# [Work to be completed]
Starting with the first line of the data below, copy each line up to and including the one containing "r'$\sigma$', r'$\sigma^*$', r'$\alpha$']". Pictures stay out.

# [Data shown]
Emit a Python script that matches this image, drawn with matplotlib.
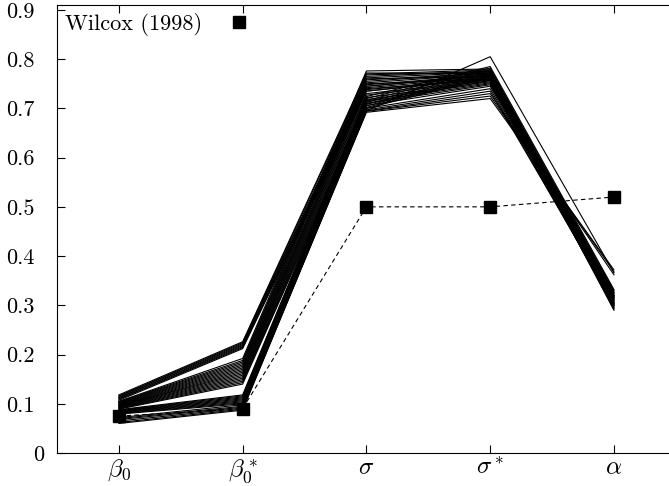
import numpy as np
import matplotlib.pyplot as plt
import matplotlib.transforms as mtransforms
from matplotlib.lines import Line2D

plt.rcParams['font.family'] = 'serif'
plt.rcParams['font.serif'] = ['cmr10']
plt.rcParams['mathtext.fontset'] = 'cm'
plt.rcParams['axes.unicode_minus'] = False

params = [r'$\beta_0$', r'$\beta_0^*$', r'$\sigma$', r'$\sigma^*$', r'$\alpha$']

# one entry per simulation run, read column-wise
beta0 = [0.118, 0.116, 0.115, 0.113, 0.112, 0.110, 0.109, 0.107,
         0.105, 0.104, 0.103, 0.102, 0.101, 0.100, 0.099, 0.098, 0.097,
         0.096, 0.096, 0.095, 0.094, 0.093, 0.092, 0.091, 0.090, 0.089,
         0.088, 0.087, 0.086, 0.085, 0.084, 0.083, 0.082, 0.081, 0.080, 0.079,
         0.072, 0.070, 0.068, 0.065, 0.062, 0.060]
beta0_star = [0.226, 0.224, 0.222, 0.220, 0.218, 0.216, 0.214, 0.212,
              0.192, 0.188, 0.185, 0.182, 0.179, 0.176, 0.173, 0.170, 0.167,
              0.164, 0.161, 0.158, 0.155, 0.152, 0.149, 0.146, 0.143, 0.140,
              0.118, 0.116, 0.114, 0.112, 0.110, 0.108, 0.106, 0.104, 0.102, 0.100,
              0.098, 0.095, 0.093, 0.091, 0.089, 0.087]
sigma = [0.772, 0.768, 0.760, 0.755, 0.750, 0.745, 0.740, 0.735,
         0.776, 0.770, 0.765, 0.762, 0.758, 0.752, 0.748, 0.745, 0.742,
         0.738, 0.735, 0.730, 0.727, 0.722, 0.718, 0.714, 0.710, 0.706,
         0.724, 0.720, 0.716, 0.712, 0.708, 0.705, 0.702, 0.700, 0.715, 0.710,
         0.700, 0.697, 0.695, 0.694, 0.692, 0.695]
sigma_star = [0.770, 0.775, 0.765, 0.772, 0.760, 0.768, 0.758, 0.763,
              0.780, 0.778, 0.776, 0.774, 0.772, 0.770, 0.768, 0.766, 0.764,
              0.762, 0.760, 0.758, 0.756, 0.754, 0.752, 0.750, 0.748, 0.745,
              0.785, 0.782, 0.779, 0.776, 0.773, 0.770, 0.767, 0.764, 0.760, 0.757,
              0.740, 0.735, 0.730, 0.725, 0.720, 0.805]
alpha = [0.318, 0.312, 0.325, 0.305, 0.320, 0.300, 0.315, 0.308,
         0.330, 0.326, 0.322, 0.318, 0.314, 0.310, 0.306, 0.302, 0.298,
         0.295, 0.292, 0.328, 0.316, 0.304, 0.296, 0.320, 0.310, 0.300,
         0.332, 0.324, 0.316, 0.308, 0.300, 0.294, 0.290, 0.312, 0.320, 0.304,
         0.300, 0.305, 0.362, 0.368, 0.372, 0.366]

wilcox = [0.075, 0.090, 0.500, 0.500, 0.520]

runs = np.array([beta0, beta0_star, sigma, sigma_star, alpha])
x = np.arange(len(params))

fig = plt.figure(figsize=(6.69, 4.86), dpi=100)
ax = fig.add_axes([0.0852, 0.0679, 0.925, 0.9218])

for i in range(runs.shape[1]):
    ax.plot(x, runs[:, i], color='black', lw=0.8)

ax.plot(x, wilcox, color='black', lw=0.8, ls=(0, (4, 3)),
        marker='s', markersize=8.5)

ax.set_xlim(-0.5, 4.5)
ax.set_ylim(0, 0.91)
ax.set_xticks(x)
ax.set_xticklabels(params)
yt = np.arange(0, 10) / 10
ax.set_yticks(yt)
ax.set_yticklabels(['0'] + ['%.1f' % v for v in yt[1:]])

ax.tick_params(axis='both', direction='in', length=6, width=0.8)
ax.tick_params(axis='x', top=True, pad=3, labelsize=18)
ax.tick_params(axis='y', pad=9, labelsize=16)
for s in ax.spines.values():
    s.set_linewidth(0.8)

# decimal labels sit a little further left than the zero label
shift = mtransforms.ScaledTranslation(-7 / 72, 0, fig.dpi_scale_trans)
for lab in ax.get_yticklabels()[1:]:
    lab.set_transform(lab.get_transform() + shift)

key = Line2D([], [], color='black', marker='s', markersize=8.5, ls='none')
ax.legend([key], ['Wilcox (1998)'], loc='upper left', frameon=False,
          markerfirst=False, handlelength=1.0, handletextpad=1.15,
          fontsize=16, borderaxespad=0.25, borderpad=0.1)

fig.savefig('out.png', dpi=100)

# [Task result]
Emit a Python script that matches this image, drawn with matplotlib.
import numpy as np
import matplotlib.pyplot as plt
import matplotlib.transforms as mtransforms
from matplotlib.lines import Line2D

plt.rcParams['font.family'] = 'serif'
plt.rcParams['font.serif'] = ['cmr10']
plt.rcParams['mathtext.fontset'] = 'cm'
plt.rcParams['axes.unicode_minus'] = False

params = [r'$\beta_0$', r'$\beta_0^*$', r'$\sigma$', r'$\sigma^*$', r'$\alpha$']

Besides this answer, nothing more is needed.